(What you should do)
Check every line of the entries below for the word "with", and copy the ones that have it.

(Exercise materials)
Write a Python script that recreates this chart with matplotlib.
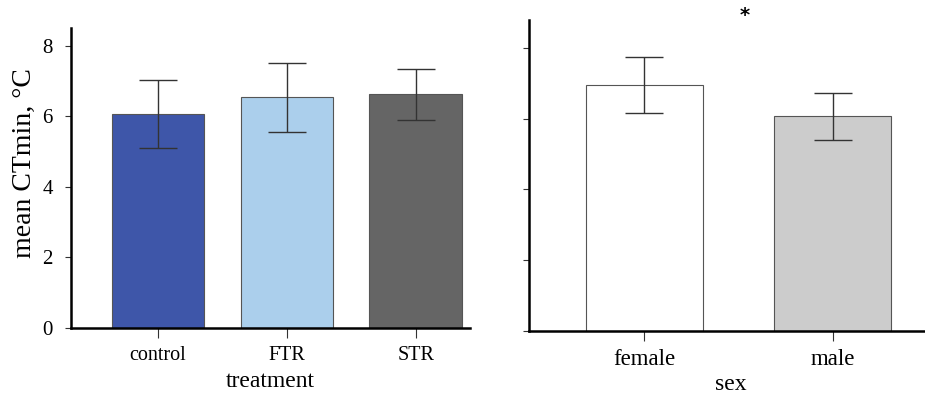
import numpy as np
import matplotlib.pyplot as plt
from matplotlib.transforms import ScaledTranslation

plt.rcParams['font.family'] = ['Liberation Serif', 'DejaVu Serif']

# données
treatments = ['control', 'FTR', 'STR']
treat_mean = [6.06, 6.54, 6.62]
treat_err = [0.96, 0.98, 0.73]
treat_colors = ['#3e56a9', '#abcfec', '#656565']

sexes = ['female', 'male']
sex_mean = [6.95, 6.06]
sex_err = [0.78, 0.67]
sex_colors = ['#ffffff', '#cccccc']

fig = plt.figure(figsize=(9.25, 3.94), dpi=100)

# === panneau gauche : traitement ===
ax1 = fig.add_axes([0.0768, 0.1675, 0.4312, 0.7615])
x1 = np.arange(len(treatments))
ax1.bar(x1, treat_mean, width=0.72, color=treat_colors, edgecolor='#555555', linewidth=0.8)
ax1.errorbar(x1, treat_mean, yerr=treat_err, fmt='none', ecolor='#333333',
             elinewidth=1.0, capsize=14, capthick=1.0)
ax1.set_xlim(-0.675, 2.42)
ax1.set_ylim(0, 8.5)
ax1.set_yticks([0, 2, 4, 6, 8])
ax1.set_xticks(x1)
ax1.set_xticklabels(treatments, fontsize=14.5)
ax1.tick_params(axis='y', labelsize=15, pad=9)
ax1.set_ylabel('mean CTmin, °C', fontsize=20)
ax1.yaxis.set_label_coords(-0.085, 0.55)
ax1.set_xlabel('treatment', fontsize=17, labelpad=4)

# === panneau droit : sexe ===
ax2 = fig.add_axes([0.572, 0.160, 0.428, 0.789])
x2 = np.arange(len(sexes))
ax2.bar(x2, sex_mean, width=0.62, color=sex_colors, edgecolor='#555555', linewidth=0.8)
ax2.errorbar(x2, sex_mean, yerr=sex_err, fmt='none', ecolor='#333333',
             elinewidth=1.0, capsize=14, capthick=1.0)
ax2.set_xlim(-0.61, 1.49)
ax2.set_ylim(0, 8.78)
ax2.set_yticks([0, 2, 4, 6, 8])
ax2.set_yticklabels([])
ax2.set_xticks(x2)
ax2.set_xticklabels(sexes, fontsize=16.5)
ax2.set_xlabel('sex', fontsize=17, labelpad=0)
ax2.xaxis.set_label_coords(0.51, -0.14)
ax2.text(0.535, 8.9, '*', ha='center', va='center', fontsize=14, fontweight='bold',
         family='DejaVu Sans')
# les étiquettes du panneau droit sont un peu décalées vers la droite
for lab in ax2.get_xticklabels():
    lab.set_transform(lab.get_transform() + ScaledTranslation(0.1, 0, fig.dpi_scale_trans))

for ax in (ax1, ax2):
    ax.spines['top'].set_visible(False)
    ax.spines['right'].set_visible(False)
    ax.spines['left'].set_linewidth(1.8)
    ax.spines['bottom'].set_linewidth(1.8)
    ax.tick_params(axis='both', width=0.8, color='#333333')
    ax.tick_params(axis='y', length=4)
    ax.tick_params(axis='x', length=7, pad=6)

fig.savefig('out.png', dpi=100)
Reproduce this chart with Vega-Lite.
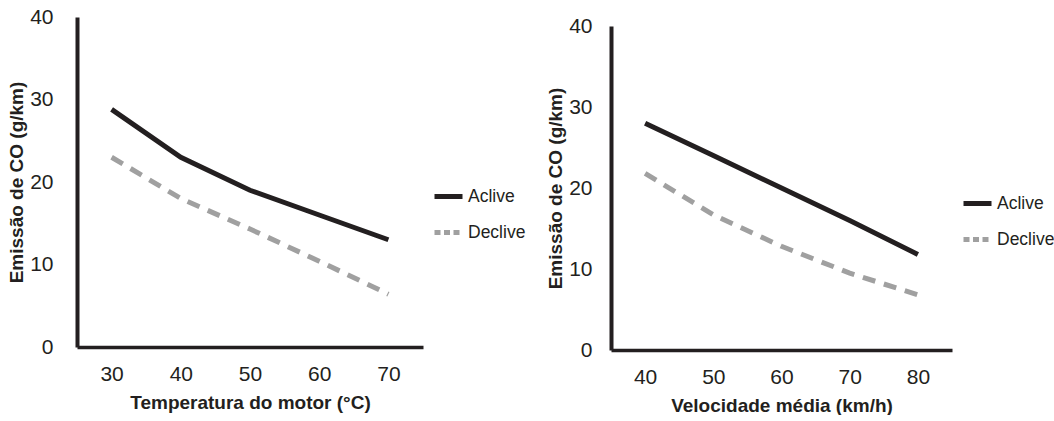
{
  "$schema": "https://vega.github.io/schema/vega-lite/v6.json",
  "padding": {"left": 7, "top": 6, "right": 0, "bottom": 0},
  "background": "white",
  "config": {
    "font": "Liberation Sans",
    "view": {"stroke": null},
    "axis": {
      "grid": false,
      "ticks": false,
      "domainColor": "#231f20",
      "labelColor": "#231f20",
      "titleColor": "#231f20",
      "labelFont": "Liberation Sans",
      "titleFont": "Liberation Sans",
      "labelFontSize": 21,
      "titleFontSize": 19,
      "titleFontWeight": "bold"
    },
    "legend": {
      "labelFont": "Liberation Sans",
      "labelFontSize": 17.5,
      "labelColor": "#231f20",
      "symbolType": "stroke",
      "symbolSize": 784,
      "symbolStrokeWidth": 5,
      "rowPadding": 9,
      "labelOffset": 3,
      "padding": 0
    }
  },
  "datasets": {
    "temp": [
      {"temperatura": 30, "serie": "Aclive", "emissao": 28.8},
      {"temperatura": 40, "serie": "Aclive", "emissao": 23},
      {"temperatura": 50, "serie": "Aclive", "emissao": 19},
      {"temperatura": 60, "serie": "Aclive", "emissao": 16},
      {"temperatura": 70, "serie": "Aclive", "emissao": 13},
      {"temperatura": 30, "serie": "Declive", "emissao": 23},
      {"temperatura": 40, "serie": "Declive", "emissao": 18},
      {"temperatura": 50, "serie": "Declive", "emissao": 14.3},
      {"temperatura": 60, "serie": "Declive", "emissao": 10.4},
      {"temperatura": 70, "serie": "Declive", "emissao": 6.4}
    ],
    "vel": [
      {"velocidade": 40, "serie": "Aclive", "emissao": 28},
      {"velocidade": 50, "serie": "Aclive", "emissao": 24},
      {"velocidade": 60, "serie": "Aclive", "emissao": 20},
      {"velocidade": 70, "serie": "Aclive", "emissao": 16},
      {"velocidade": 80, "serie": "Aclive", "emissao": 11.8},
      {"velocidade": 40, "serie": "Declive", "emissao": 21.8},
      {"velocidade": 50, "serie": "Declive", "emissao": 16.7},
      {"velocidade": 60, "serie": "Declive", "emissao": 12.8},
      {"velocidade": 70, "serie": "Declive", "emissao": 9.5},
      {"velocidade": 80, "serie": "Declive", "emissao": 6.8}
    ]
  },
  "spacing": 188,
  "bounds": "flush",
  "resolve": {"legend": {"color": "independent"}},
  "hconcat": [
    {
      "width": 346,
      "height": 330,
      "data": {"name": "temp"},
      "encoding": {
        "x": {
          "field": "temperatura", "type": "quantitative",
          "scale": {"domain": [25, 75], "nice": false, "zero": false},
          "axis": {"values": [30, 40, 50, 60, 70], "title": "Temperatura do motor (°C)", "labelPadding": 16, "titlePadding": 9, "domainWidth": 3.5}
        },
        "y": {
          "field": "emissao", "type": "quantitative",
          "scale": {"domain": [0, 40], "nice": false},
          "axis": {"values": [0, 10, 20, 30, 40], "title": "Emissão de CO (g/km)", "labelPadding": 24, "titlePadding": 3, "domainWidth": 4}
        },
        "color": {
          "field": "serie", "type": "nominal",
          "scale": {"domain": ["Aclive", "Declive"], "range": ["#231f20", "#a0a0a0"]},
          "legend": {"title": null, "orient": "none", "legendX": 355, "legendY": 163,
            "encode": {"symbols": {"update": {"strokeDash": {"signal": "datum.value === 'Declive' ? [6, 3.5] : [1, 0]"}}}}}
        }
      },
      "layer": [
        {
          "transform": [{"filter": "datum.serie === 'Aclive'"}],
          "mark": {"type": "line", "strokeWidth": 5}
        },
        {
          "transform": [{"filter": "datum.serie === 'Declive'"}],
          "mark": {"type": "line", "strokeWidth": 5, "strokeDash": [13, 9]}
        }
      ]
    },
    {
      "width": 341,
      "height": 333,
      "data": {"name": "vel"},
      "encoding": {
        "x": {
          "field": "velocidade", "type": "quantitative",
          "scale": {"domain": [35, 85], "nice": false, "zero": false},
          "axis": {"values": [40, 50, 60, 70, 80], "title": "Velocidade média (km/h)", "labelPadding": 16, "titlePadding": 9, "domainWidth": 3.5}
        },
        "y": {
          "field": "emissao", "type": "quantitative",
          "scale": {"domain": [0, 40], "nice": false, "range": [333, 9]},
          "axis": {"values": [0, 10, 20, 30, 40], "title": "Emissão de CO (g/km)", "labelPadding": 19, "titlePadding": 3, "domainWidth": 4}
        },
        "color": {
          "field": "serie", "type": "nominal",
          "scale": {"domain": ["Aclive", "Declive"], "range": ["#231f20", "#a0a0a0"]},
          "legend": {"title": null, "orient": "none", "legendX": 350, "legendY": 170,
            "encode": {"symbols": {"update": {"strokeDash": {"signal": "datum.value === 'Declive' ? [6, 3.5] : [1, 0]"}}}}}
        }
      },
      "layer": [
        {
          "transform": [{"filter": "datum.serie === 'Aclive'"}],
          "mark": {"type": "line", "strokeWidth": 5}
        },
        {
          "transform": [{"filter": "datum.serie === 'Declive'"}],
          "mark": {"type": "line", "strokeWidth": 5, "strokeDash": [13, 9]}
        }
      ]
    }
  ]
}
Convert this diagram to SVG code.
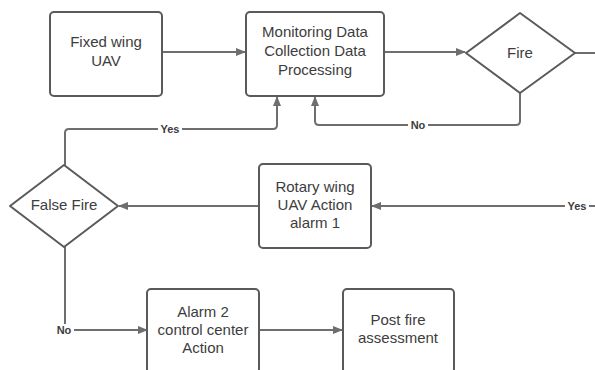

(Task output)
Write a Python script that recreates this chart with matplotlib.
Reproduce this chart with Vega-Lite.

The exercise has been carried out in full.